Men and women from the DRC flock the Rwanda side riding on tricycles on which several civilians pack their goods bought from Rwandan markets.

It’s also here that massive petty smuggling takes place.

“There are so many ‘fat’ women around here,” said a Rwandan customs official.

The official explains that most of the women are not fat in actual sense but simply stuffed with several garments in which they then hide commodities such as alcohol and sell them on the Rwandan side at a profit.

“Some make more than 20 trips per day often smuggling a single commodity per journey…but these are poor people who are looking for a meal from their petty deals,” the official revealed.

From the sale of smuggled goods, poor Congolese locals then buy food and other merchandise from the Rwandan side which they take back home to again sell for a fee.

With the current instability however, there’s a new development.

“Most of the Congo-men are coming to sleep here at night and go back home during day for fear of attacks,” said Fidel, a resident of Gisenyi.

He says most of them sleep on the streets while others have rented some cheap houses in which they spend the night often in groups.

Looking at the people here, it’s quite hard to imagine that their country is home to some of the World’s most valuable minerals like gold and diamonds.

Bribes and other corrupt dealings (on the DRC side) are the quickest ways to get a service done according to traders from the Rwandan side.

“Once they know you have money, they will detain you until you part with some money to secure your release, it’s mostly those that don’t have who are tortured,” explained Laurent Makubu who claims he has ever been detained but bribed the Congolese police with $15 to secure his freedom.

While the Congolese who cross to the Rwandan side report no harassment, it remains a mystery why their Rwandan counterparts are the target of mistreatment on the other side.

Now as a result, most Rwandan traders say they have resorted to using Congolese middlemen to get goods from the DRC side but at a much higher cost as the middlemen charge for their service.

Suspicion hangs in the air around this borderline.

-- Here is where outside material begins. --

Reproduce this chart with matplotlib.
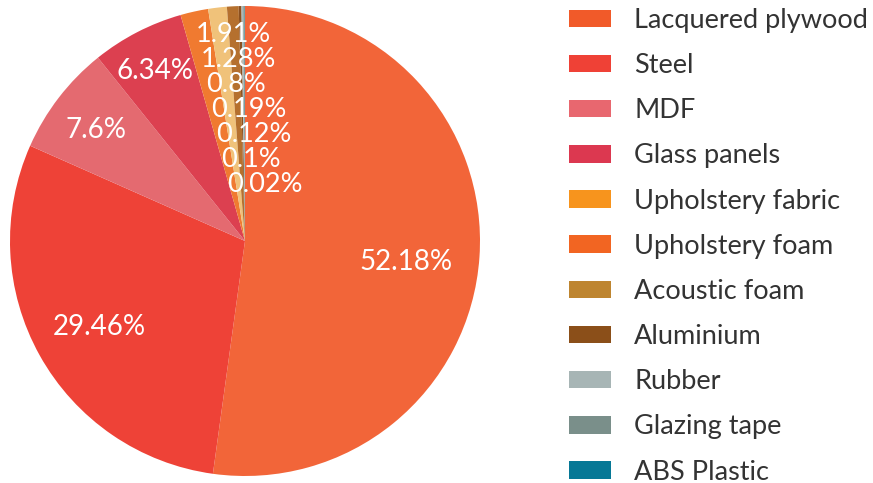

While the situation remains visibly normal on the Rwanda side, a Rwandan or Ugandan passports draw immediate suspicions on the DRC side.

This reporter decides he wants to live another day and stops just a step away from crossing over to the DRC side.

While petty trade here booms, it’s clear the unwanted hindrances created by the current standoff are taking their toll on the trading communities here.